Equivariant cohomology Chern numbers determine equivariant unitary bordism for torus groups

TL;DR

This paper proves that equivariant cohomology Chern numbers fully determine equivariant unitary bordism classes for torus groups, confirming a conjecture and solving related questions in equivariant topology.

Contribution

It establishes that equivariant cohomology Chern numbers uniquely determine equivariant unitary bordism classes for torus groups, confirming a key conjecture and extending to Hamiltonian G-manifolds.

Findings

Equivariant cohomology Chern numbers determine bordism classes.

Confirmed the conjecture by Guillemin--Ginzburg--Karshon.
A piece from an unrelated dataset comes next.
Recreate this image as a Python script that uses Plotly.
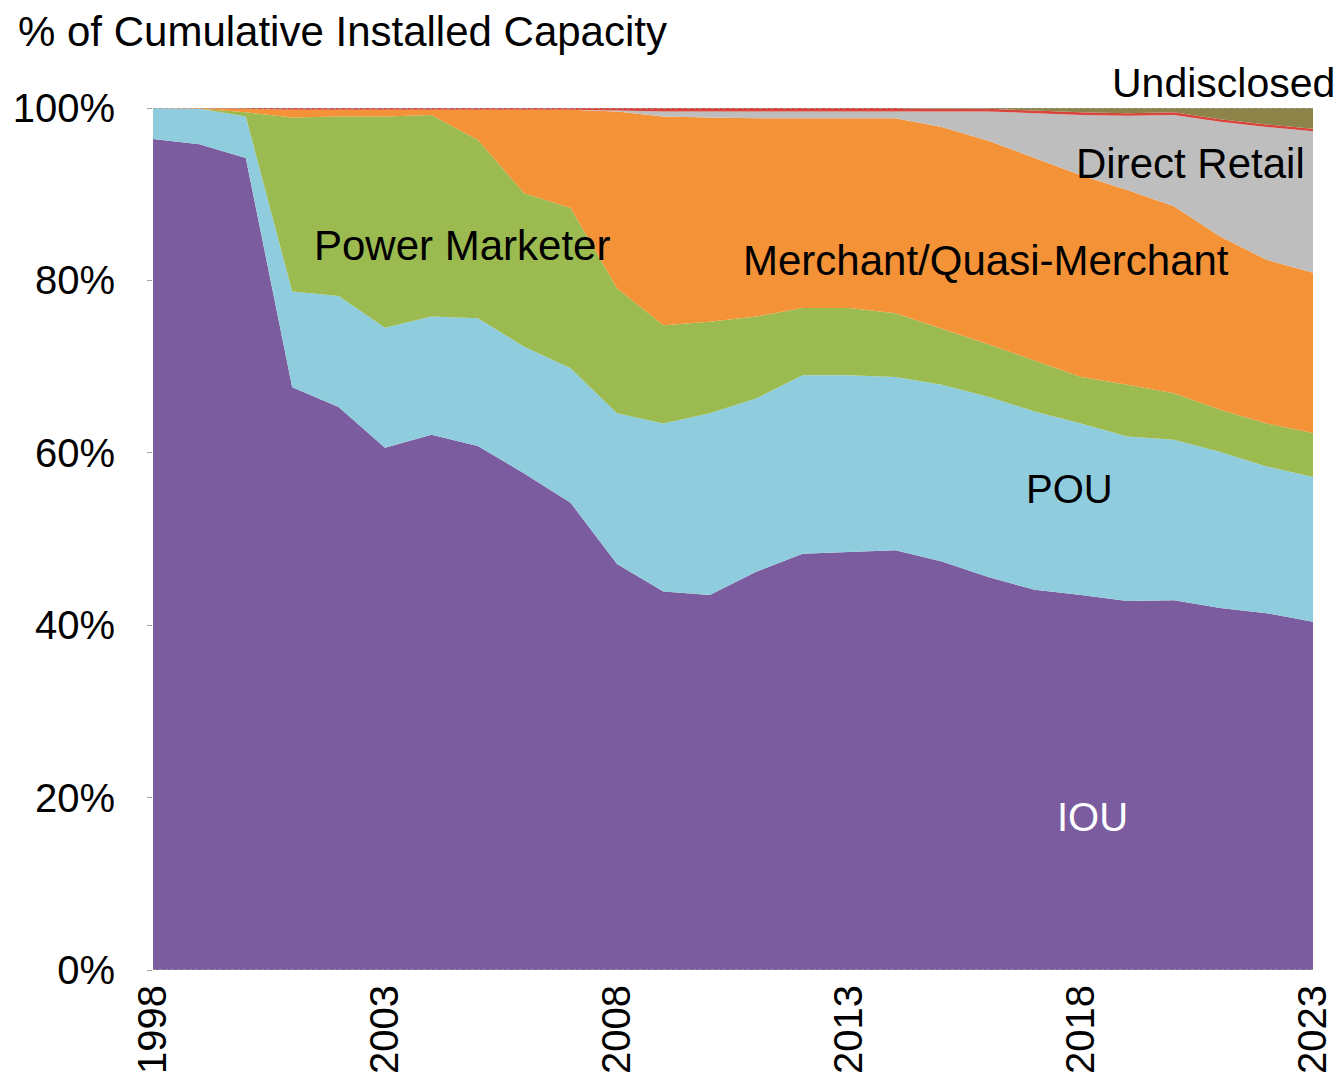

Extended methods to unoriented bordism and classical results.

Abstract

This paper shows that the integral equivariant cohomology Chern numbers completely determine the equivariant geometric unitary bordism classes of closed unitary $G$-manifolds, which gives an affirmative answer to the conjecture posed by Guillemin--Ginzburg--Karshon in [20, Remark H.5, $\S3$, Appendix H], where $G$ is a torus. As a further application, we also obtain a satisfactory solution of [20, Question (A), $\S1.1$, Appendix H] on unitary Hamiltonian $G$-manifolds. Our key ingredients in the proof are the universal toric genus defined by Buchstaber--Panov--Ray and the Kronecker pairing of bordism and cobordism. Our approach heavily exploits Quillen's geometric interpretation of homotopic unitary cobordism theory. Moreover, this method can also be applied to the study of $({\Bbb Z}_2)^k$-equivariant unoriented bordism and can still derive the classical result of tom Dieck.